Everybody always likes to ask that question, and that’s not a question I can really answer. As an example, take this one, the violin (and my newest one). Is it the hours that I’ve walked by that man’s place and gone, “I love violins, they’re beautiful,” is that part of it? Is it the hours I wake up at night and I think about the design, do I count those hours? Is it the drawing part? Is it the making the template? I don’t know how long anything takes me. If I did, the answer would probably be a million hours per piece, but it’s not like that. That piece took me a lifetime, because it’s all of my accumulative thinking processes. To get there, I’m not going back, I’m going forward, and all that I’ve learned up until I made it.

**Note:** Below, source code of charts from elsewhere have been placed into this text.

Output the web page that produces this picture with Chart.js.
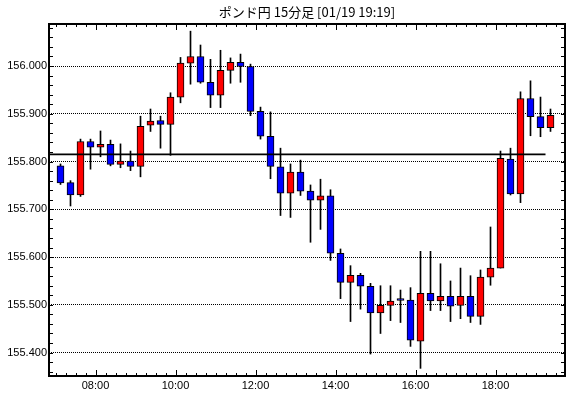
<!DOCTYPE html>
<html>
<head>
<meta charset="utf-8">
<script src="https://cdn.jsdelivr.net/npm/chart.js@4"></script>
<style>
html, body { margin: 0; padding: 0; background: #fff; }
#wrap { width: 570px; height: 398px; }
</style>
</head>
<body>
<div id="wrap"><canvas id="chart"></canvas></div>
<script>
// 15分足 (ポンド円) 07:00 - 19:15
const times = [
    '07:00', '07:15', '07:30', '07:45', '08:00', '08:15', '08:30', '08:45',
    '09:00', '09:15', '09:30', '09:45', '10:00', '10:15', '10:30', '10:45',
    '11:00', '11:15', '11:30', '11:45', '12:00', '12:15', '12:30', '12:45',
    '13:00', '13:15', '13:30', '13:45', '14:00', '14:15', '14:30', '14:45',
    '15:00', '15:15', '15:30', '15:45', '16:00', '16:15', '16:30', '16:45',
    '17:00', '17:15', '17:30', '17:45', '18:00', '18:15', '18:30', '18:45',
    '19:00', '19:15'
];
const opens = [
    155.791, 155.756, 155.730, 155.842, 155.830, 155.836, 155.794, 155.801,
    155.790, 155.876, 155.886, 155.878, 155.935, 156.006, 156.020, 155.966,
    155.939, 155.991, 156.008, 155.999, 155.905, 155.853, 155.789, 155.734,
    155.778, 155.738, 155.719, 155.728, 155.608, 155.547, 155.562, 155.539,
    155.483, 155.499, 155.510, 155.510, 155.424, 155.524, 155.508, 155.518,
    155.499, 155.518, 155.476, 155.558, 155.577, 155.805, 155.732, 155.932,
    155.894, 155.871
];
const highs = [
    155.795, 155.760, 155.847, 155.847, 155.864, 155.845, 155.837, 155.822,
    155.895, 155.910, 155.895, 155.944, 156.018, 156.073, 156.044, 156.014,
    156.033, 156.017, 156.025, 156.004, 155.914, 155.904, 155.828, 155.795,
    155.803, 155.751, 155.763, 155.741, 155.617, 155.582, 155.566, 155.545,
    155.540, 155.540, 155.531, 155.536, 155.612, 155.612, 155.586, 155.550,
    155.577, 155.561, 155.573, 155.663, 155.822, 155.828, 155.946, 155.969,
    155.935, 155.910
];
const lows = [
    155.752, 155.707, 155.727, 155.784, 155.810, 155.791, 155.787, 155.781,
    155.768, 155.863, 155.828, 155.813, 155.923, 155.962, 155.964, 155.913,
    155.913, 155.964, 155.966, 155.896, 155.847, 155.764, 155.687, 155.683,
    155.729, 155.631, 155.658, 155.593, 155.513, 155.465, 155.491, 155.397,
    155.440, 155.467, 155.463, 155.413, 155.367, 155.488, 155.488, 155.465,
    155.471, 155.463, 155.459, 155.541, 155.577, 155.730, 155.714, 155.854,
    155.852, 155.863
];
const closes = [
    155.755, 155.730, 155.842, 155.830, 155.836, 155.794, 155.801, 155.790,
    155.874, 155.885, 155.878, 155.935, 156.006, 156.020, 155.966, 155.939,
    155.991, 156.008, 155.999, 155.905, 155.853, 155.790, 155.734, 155.778,
    155.738, 155.719, 155.728, 155.608, 155.547, 155.562, 155.539, 155.483,
    155.499, 155.508, 155.509, 155.426, 155.524, 155.508, 155.518, 155.497,
    155.518, 155.476, 155.558, 155.577, 155.807, 155.732, 155.932, 155.894,
    155.871, 155.897
];
const refPrice = 155.815;
const xLabels = ['08:00', '10:00', '12:00', '14:00', '16:00', '18:00'];
const yLabels = [155.4, 155.5, 155.6, 155.7, 155.8, 155.9, 156.0];
const titleText = 'ポンド円 15分足 [01/19 19:19]';

const toMin = s => Number(s.slice(0, 2)) * 60 + Number(s.slice(3, 5));
const xMin = 410.25;
const xMax = 1184.25;
const yMin = 155.351;
const yMax = 156.088;
const half = 7.5; // 足の中央

const isMajor = v => yLabels.some(l => Math.abs(l - v) < 1e-6);

const bodies = times.map((t, i) => ({ x: toMin(t) + half, y: [opens[i], closes[i]] }));
const wicks = times.map((t, i) => ({ x: toMin(t) + half, y: [lows[i], highs[i]] }));
const bodyColors = times.map((t, i) => closes[i] >= opens[i] ? '#ff0000' : '#0000ff');

// 枠と内向きの目盛り
const framePlugin = {
    id: 'frame',
    afterDraw(chart) {
        const { ctx, chartArea: a, scales: { x, y } } = chart;
        ctx.save();
        ctx.strokeStyle = '#000';
        ctx.lineWidth = 1;
        ctx.beginPath();
        y.ticks.forEach(t => {
            const py = Math.round(y.getPixelForValue(t.value)) + 0.5;
            ctx.moveTo(a.left, py); ctx.lineTo(a.left + 4, py);
            ctx.moveTo(a.right - 4, py); ctx.lineTo(a.right, py);
        });
        for (let m = toMin('07:00'); m < xMax; m += 15) {
            const px = Math.round(x.getPixelForValue(m)) + 0.5;
            const len = (m - toMin('08:00')) % 120 === 0 ? 6 : 3;
            ctx.moveTo(px, a.bottom); ctx.lineTo(px, a.bottom - len);
            ctx.moveTo(px, a.top); ctx.lineTo(px, a.top + len);
        }
        ctx.stroke();
        ctx.lineWidth = 2;
        ctx.strokeRect(a.left, a.top, a.right - a.left, a.bottom - a.top);
        ctx.restore();
    }
};

const labelFont = { family: '"Liberation Sans", Arial, sans-serif', size: 11 };

new Chart(document.getElementById('chart'), {
    type: 'bar',
    data: {
        datasets: [
            {
                type: 'line',
                data: [{ x: xMin, y: refPrice }, { x: toMin(times[times.length - 1]), y: refPrice }],
                borderColor: '#000',
                borderWidth: 1.6,
                pointRadius: 0,
                order: 0
            },
            {
                data: bodies,
                backgroundColor: bodyColors,
                borderColor: '#000',
                borderWidth: 1,
                borderSkipped: false,
                barThickness: 7,
                minBarLength: 2,
                grouped: false,
                order: 1
            },
            {
                data: wicks,
                backgroundColor: '#000',
                borderWidth: 0,
                barThickness: 1,
                grouped: false,
                order: 2
            }
        ]
    },
    options: {
        responsive: true,
        maintainAspectRatio: false,
        devicePixelRatio: 1,
        animation: false,
        layout: { padding: { left: 0, right: 5, top: 0, bottom: 0 } },
        plugins: {
            legend: { display: false },
            tooltip: { enabled: false },
            title: {
                display: true,
                text: titleText,
                color: '#000',
                fullSize: false,
                font: { family: '"Noto Sans CJK JP", sans-serif', size: 13, weight: 'normal' },
                padding: { top: 4, bottom: 4.4 }
            }
        },
        scales: {
            x: {
                type: 'linear',
                min: xMin,
                max: xMax,
                offset: false,
                grid: { display: false, drawTicks: false },
                border: { display: false },
                afterBuildTicks: s => { s.ticks = xLabels.map(l => ({ value: toMin(l) })); },
                afterFit: s => { s.height = 22; },
                ticks: {
                    autoSkip: false,
                    maxRotation: 0,
                    padding: 3,
                    color: '#000',
                    font: labelFont,
                    callback: (v, i) => xLabels[i]
                }
            },
            y: {
                min: yMin,
                max: yMax,
                beginAtZero: false,
                afterBuildTicks: s => {
                    const ticks = [];
                    for (let v = 155.36; v < yMax; v += 0.02) ticks.push({ value: Math.round(v * 100) / 100 });
                    s.ticks = ticks;
                },
                afterFit: s => { s.width = 49; },
                grid: {
                    drawTicks: false,
                    lineWidth: 1,
                    color: c => (c.tick && isMajor(c.tick.value)) ? '#000' : 'rgba(0,0,0,0)'
                },
                border: { display: false, dash: [1, 1] },
                ticks: {
                    autoSkip: false,
                    padding: 2,
                    color: '#000',
                    font: labelFont,
                    callback: v => isMajor(v) ? v.toFixed(3) : ''
                }
            }
        }
    },
    plugins: [framePlugin]
});
</script>
</body>
</html>
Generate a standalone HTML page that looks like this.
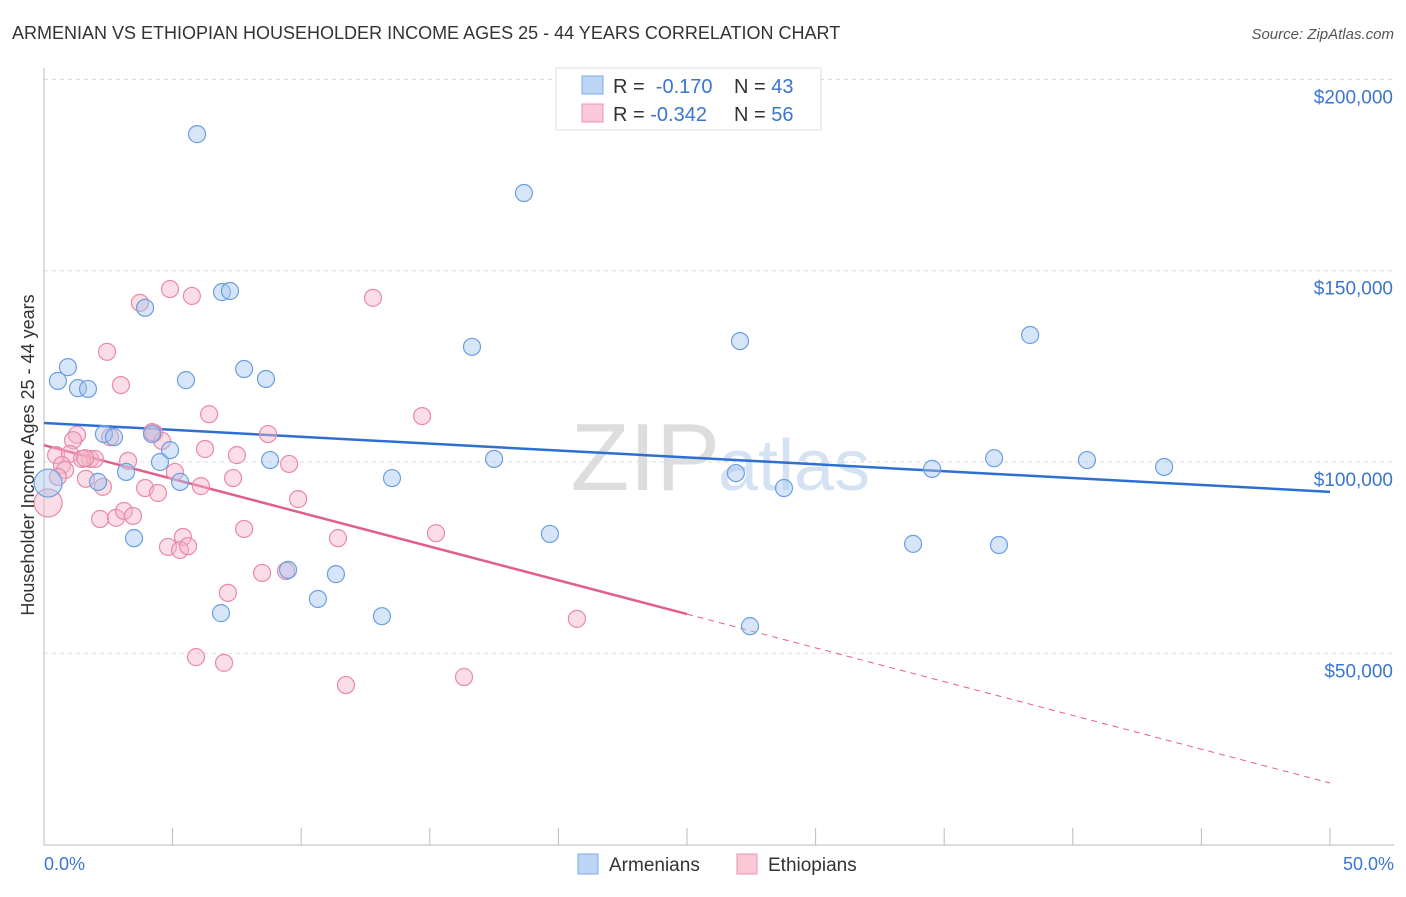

Selling, that comes in waves. If I’m having a show and I sell a couple pieces, I’m having a good month. And then there’s a month when I don’t sell a piece. But on the average, about one or two a month. And they’re costly, so it’s not like little teapot for $50. I always go back to, I’m an art teacher. I could have stayed as an art teacher full time. I only do it part time now so I can do this more. If I just wanted to throw a lot of teapots, more traditional ones, then I might as well teach, because I love that too. I’m interested in pushing the envelope and learning something new. I challenge myself and then spend as much time as I need on it, but charge what I feel they are worth. I think of them as fine art, not necessarily craft.
Going into this, were you considering extra income?
Yeah, but it was definitely more that I wanted to develop something. You always want to sell your work, because it’s a way for people to honor what you do, but on the other hand, I’ve made so many pieces and people will say, oh, you should make more of that, but that doesn’t interest me. I’d like to make a living doing what I think is the next right thing to do, as opposed to knowing what will sell.
One of things I do a lot, these teapots that are handbags, my galleries really like those. People love handbags, and they’ll spend jillions on handbags, but I was doing them for a while and it was like, I figured that one out, so the challenge wasn’t necessarily there. I still do them once in awhile, though.
You seem to have incorporated dogs into a lot of the designs here, what’s the story behind that?
I was doing those handbags, and the first one of those was this one right here, which is called, “Tea Wow Wow.” It was in honor of my daughter’s dog, Lola. That was exciting, I got the handbag and I got the dog, I was getting a lot of good feedback – and I love dogs. So then, the challenge became pugs, this one’s called “Carrying On Puggage,” so again, it’s the designer handbag, but with the doggies on it. One is called “Jackie-in-the-box,” after Jackie O and a Jack Russell (terrier) – a designer handbag with dog.
Economy, does it affect you the same way it affect a traditional business?
I don’t think so, because this is so high end. People spend so much money on their dogs and so much money on their pocket books. There is the need and love of art and there are people who want it and are excited about it. I think my work makes people happy, so they are will to spend money on it. Dogs make people happy, handbags make people happy, shoes make people happy, it’s the same person who is saying, “I love my dog, yes, I want that.”
What do you see for the future of your work?
I really let the clay gods and my love of it just take on whatever shape. At one point I was doing a lot of plates. Someone asked, “Oh, are you ever going to do anything different than plates?’ And then it was the handbags. If that’s the next thing that my universe is saying to do, then OK. I just let it happen.